Seit dem 1. Juli 2002 besteht der Internationale Strafgerichtshof (IStGH) in Den Haag als ständige Institution zur Verfolgung dieser Verbrechen. Der IStGH berücksichtigt den oben genannten Rechtsgrundsatz und darf nur Straftaten verfolgen, die nach dem Inkrafttreten des Römischen Statuts des Internationalen Strafgerichtshofs (1. Juli 2002) begangen wurden.

Definition der Londoner Charta vom 8. August 1945

„Verbrechen gegen die Menschlichkeit, unter anderem: Mord, ethnische Ausrottung, Versklavung, Deportation und andere unmenschliche Akte gegen die Zivilbevölkerung oder: Verfolgung aufgrund von rassistischen, politischen und religiösen Motiven; unabhängig davon, ob einzelstaatliches Recht verletzt wurde.“

Mit der Londoner Charta verständigten sich die Alliierten auf ein gemeinsames Strafrecht, das ihren jeweiligen nationalen Rechtssystemen übergeordnet war. Sie bildete die juristische Grundlage für die Nürnberger Prozesse gegen die wichtigsten gefangenen NS-Machthaber.

Definition im Römischen Statut des Internationalen Strafgerichtshofs

Artikel 7 des 2002 in Kraft getretenen Römischen Statuts als Rechtsgrundlage des Internationalen Strafgerichtshofes definiert den Begriff „Verbrechen gegen die Menschlichkeit“ im Einzelnen.
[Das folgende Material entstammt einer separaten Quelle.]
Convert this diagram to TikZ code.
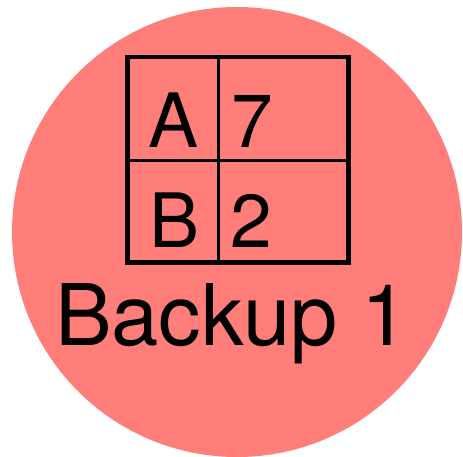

Die Vorschrift listet eine Vielzahl einzelner Handlungen (wie etwa vorsätzliche Tötung) auf, die jeweils dann ein Verbrechen gegen die Menschlichkeit darstellen, wenn sie im Zuge eines „ausgedehnten oder systematischen Angriffs gegen die Zivilbevölkerung“ erfolgen. Im Gegensatz zu Kriegsverbrechen können Verbrechen gegen die Menschlichkeit auch außerhalb bewaffneter Konflikte begangen werden. Zudem werden auch Angriffe gegen die eigene Zivilbevölkerung völkerstrafrechtlich erfasst. Der Tatbestand der Verbrechen gegen die Menschlichkeit ist weiter gefasst als der Tatbestand des Völkermordes. Während Völkermord den Willen zur Zerstörung bestimmter abschließend aufgezählter Gruppen (nationale, ethnische, rassische und religiöse Gruppen) voraussetzt, können Verbrechen gegen die Menschlichkeit gegen jede Zivilbevölkerung begangen werden. In subjektiver Hinsicht ist erforderlich, dass ein Täter bezüglich der einzelnen Tathandlung vorsätzlich sowie in Kenntnis des systematischen Angriffs gegen die Zivilbevölkerung handelt.[1]